* START RECORDED INFORMATION *
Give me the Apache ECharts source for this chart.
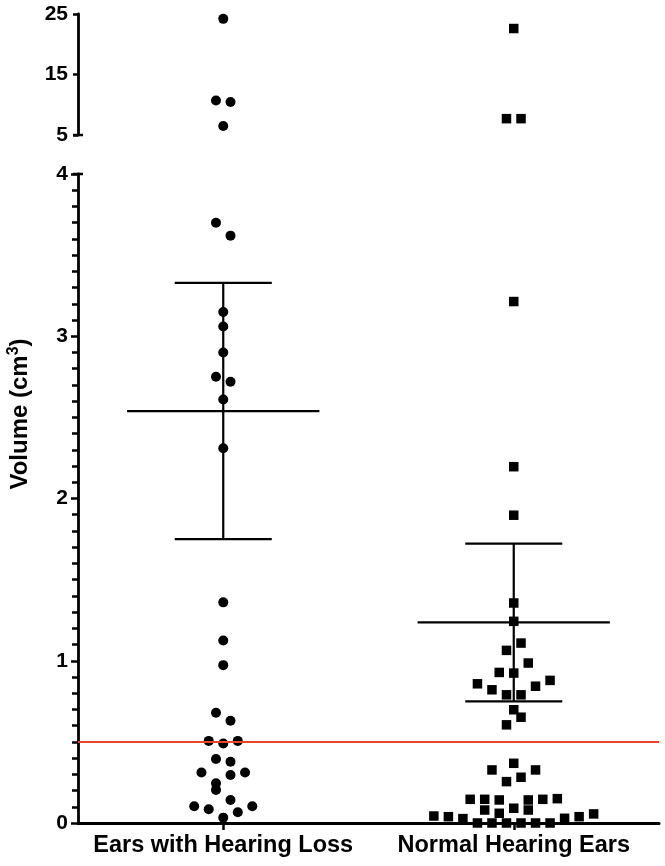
* END RECORDED INFORMATION *
* START RECORDED INFORMATION *
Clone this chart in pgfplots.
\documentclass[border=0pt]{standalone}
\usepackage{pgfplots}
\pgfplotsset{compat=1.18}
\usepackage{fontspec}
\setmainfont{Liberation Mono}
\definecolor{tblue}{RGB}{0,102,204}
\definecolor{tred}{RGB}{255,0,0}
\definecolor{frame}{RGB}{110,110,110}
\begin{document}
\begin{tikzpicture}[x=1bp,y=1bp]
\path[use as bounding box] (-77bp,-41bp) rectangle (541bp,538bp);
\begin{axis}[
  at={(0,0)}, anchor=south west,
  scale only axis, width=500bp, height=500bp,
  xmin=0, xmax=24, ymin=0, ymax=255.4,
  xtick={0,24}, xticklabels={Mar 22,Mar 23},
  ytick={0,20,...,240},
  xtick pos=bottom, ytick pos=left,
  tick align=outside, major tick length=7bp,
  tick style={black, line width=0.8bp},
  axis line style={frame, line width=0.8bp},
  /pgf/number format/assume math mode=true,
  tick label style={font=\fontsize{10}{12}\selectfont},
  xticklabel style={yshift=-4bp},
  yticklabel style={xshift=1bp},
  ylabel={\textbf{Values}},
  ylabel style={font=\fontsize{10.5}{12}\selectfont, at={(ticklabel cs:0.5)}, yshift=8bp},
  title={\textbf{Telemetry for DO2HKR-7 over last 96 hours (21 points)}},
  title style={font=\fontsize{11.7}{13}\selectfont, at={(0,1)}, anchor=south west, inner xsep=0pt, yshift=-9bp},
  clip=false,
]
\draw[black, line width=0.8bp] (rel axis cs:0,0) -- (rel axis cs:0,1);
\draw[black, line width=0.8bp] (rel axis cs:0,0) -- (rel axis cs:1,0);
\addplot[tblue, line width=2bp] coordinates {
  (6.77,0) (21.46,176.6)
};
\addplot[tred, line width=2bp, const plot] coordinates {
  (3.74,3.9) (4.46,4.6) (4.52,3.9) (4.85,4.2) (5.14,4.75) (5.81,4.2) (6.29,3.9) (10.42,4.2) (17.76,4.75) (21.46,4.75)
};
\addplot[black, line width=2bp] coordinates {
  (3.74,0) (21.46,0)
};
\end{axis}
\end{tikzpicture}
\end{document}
* END RECORDED INFORMATION *
## SHORT EXERCISE
Whichever lines contain the string "this", select and copy them.

## ANSWER FOR THE TASK
Give me the Apache ECharts source for this chart.
Clone this chart in pgfplots.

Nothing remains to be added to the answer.